Archive for October 2023
October the Seventh
A very slightly different version of this piece was published at The Markaz Review.
On October the seventh, Hamas fighters broke through the fence which locks Palestinians in the besieged Gaza Strip. In doing so they revealed Israel as a paper tiger. This supposed regional superpower, so skilled at containing and killing dispossessed Palestinian civilians, was unable to stop its enemies from attacking military bases and killing and abducting soldiers.

If Hamas had ended the operation there, it would have won an undoubted political as well as military victory. No doubt Israel would have responded with force, and as disproportionately as it always does, but it would have been somewhat restrained by its western allies and sponsors. The Israeli ‘peace camp’ (such as it is) might even have been revived. Even now we see Israeli fury directed at Netanyahu’s government that focused on guarding illegal settlers in the West Bank rather than the Gaza border fence. Just by breaking through the fence, Hamas changed the regional equation, showing that normalization between Israel and Arab dictators wouldn’t bring Israel security, that only a settlement with the Palestinians would do that.
But Hamas did more than break through the fence and strike military targets. It killed hundreds of civilians, including children and the elderly. A group of elderly people waiting at a bus stop were gunned down. Children were tied to their parents and set on fire. Whole families were murdered. Hamas perpetrated an appalling and enormous war crime.
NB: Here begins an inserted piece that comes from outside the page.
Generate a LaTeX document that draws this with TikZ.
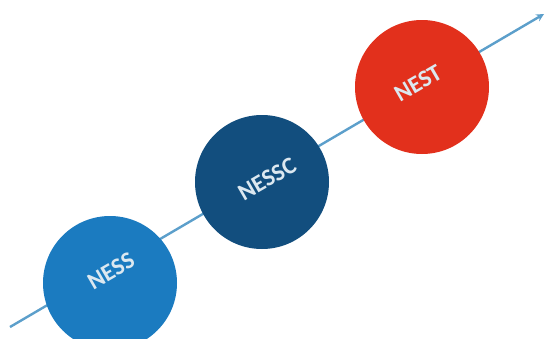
\documentclass[tikz,border=0pt]{standalone}
\usepackage{fontspec}
\setmainfont{Carlito}
\usepackage{tikz}
\usetikzlibrary{arrows}
\definecolor{nessblue}{HTML}{1B7BC0}
\definecolor{nesscblue}{HTML}{124E7E}
\definecolor{nestred}{HTML}{E2301C}
\definecolor{linkblue}{HTML}{5C9FCB}
\definecolor{labelgrey}{HTML}{DCE8F0}
\tikzstyle{stage} = [circle, minimum size=134pt, inner sep=0pt]
\tikzstyle{stagetext} = [text=labelgrey, font=\fontsize{24}{24}\selectfont\bfseries, rotate=30, inner sep=0pt]
\tikzstyle{arrow} = [line width=2.4pt, linkblue, ->, >=stealth]

\begin{document}
\begin{tikzpicture}[x=1pt, y=-1pt]
\useasboundingbox (0,0) rectangle (547,338);
\coordinate (tail) at (10,327);
\coordinate (head) at (544,14);
\draw [arrow] (tail) -- (head);

\node (ness) [stage, fill=nessblue] at (110,283) {};
\node (nessc) [stage, fill=nesscblue] at (262,182) {};
\node (nest) [stage, fill=nestred] at (422,87) {};

\node (nesstext) [stagetext] at (111,271) {NESS};
\node (nessctext) [stagetext] at (267,179) {NESSC};
\node (nesttext) [stagetext] at (418,83) {NEST};

\end{tikzpicture}
\end{document}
This was immoral, illegal, and stupid. First, it pushed the already hyper-violent Israeli society into a blind rage for revenge. That may have been part of the calculation – to provoke a response so massive that it would upend the power structures in the region, in the hope that the new structure would turn out to be better for Palestinians. This is the kind of gamble that only a blind-faith pyromaniac could make.
Maybe the orders were, go in and cause as much damage and pain as you possibly can. Maybe they expected they would have only a few minutes to spend killing before the IDF killed them. In fact, incredibly, they had forty eight hours. I have no idea how this happened. If Israel were an Arab dictatorship, I’d say it was because key officers had been bribed or threatened to look the other way. But Israel is not an Arab dictatorship. No doubt in the years to come books will be written to attempt to explain.
In the end, Hamas achieved what has been called ‘catastrophic success’. It probably hoped to grab a few dozen hostages with which to bargain for Palestinian prisoners (or hostages) held in Israeli prisons. By taking so many hostages, and by killing so many civilians, it decreased the hostages’ value. Sections of the Israeli establishment seem to have already sacrificed the hostages. Their priority is to destroy the Palestinians, not to negotiate.
What Hamas fighters did was behave like savages. In so doing they gave Israelis and Westerners the perfect reflection of an image that already existed in their minds: the Muslim barbarian, the savage other, the irrational absolute enemy against whom all measures are justified. Because Hamas calls itself an ‘Islamic Resistance Movement’, the stain spreads to cover Muslims everywhere. (It’s worth repeating that Islamic rules of warfare very specifically forbid the harming of non-combatants.)
Irreconcilable Narratives
When I called relatives and friends living in Arab countries I realized that the story they were hearing from Arab media was very different to the story here in the west. There the focus was on Hamas’s assault on the military; here it was on Hamas’s terrorism against women and children. From the very start, the narratives spun in east and west were irreconcilable.
It didn’t help that Joe Biden said he’d personally seen and confirmed evidence of beheaded babies, and then a few hours later that the White House retracted his claim. It didn’t help that unverified claims of rape were spread far and wide. Some or all of these atrocities may actually have happened, but a lack of concern for truth on all sides has made it difficult to convince anybody of anything they don’t already believe.
Personally I don’t see any moral difference between shooting a baby in the head, or beheading a baby, or incinerating a baby with a bomb (and Israel has killed far more Palestinian children in the last few days than the total number of Israelis killed on October the Seventh). What the image of the baby-beheading rapist does, however, is to provide a justification for further genocidal violence.
The Context
Hamas’s attacks against civilians cannot be justified, but they can and must be contextualized. Israel and the West choose to believe that Hamas started the war on October Seventh. They tell us that when Hamas kills civilians it does so simply because it’s evil, and that when Israel kills civilians in greater numbers, and besieges and occupies them, it also does so simply because Hamas is evil.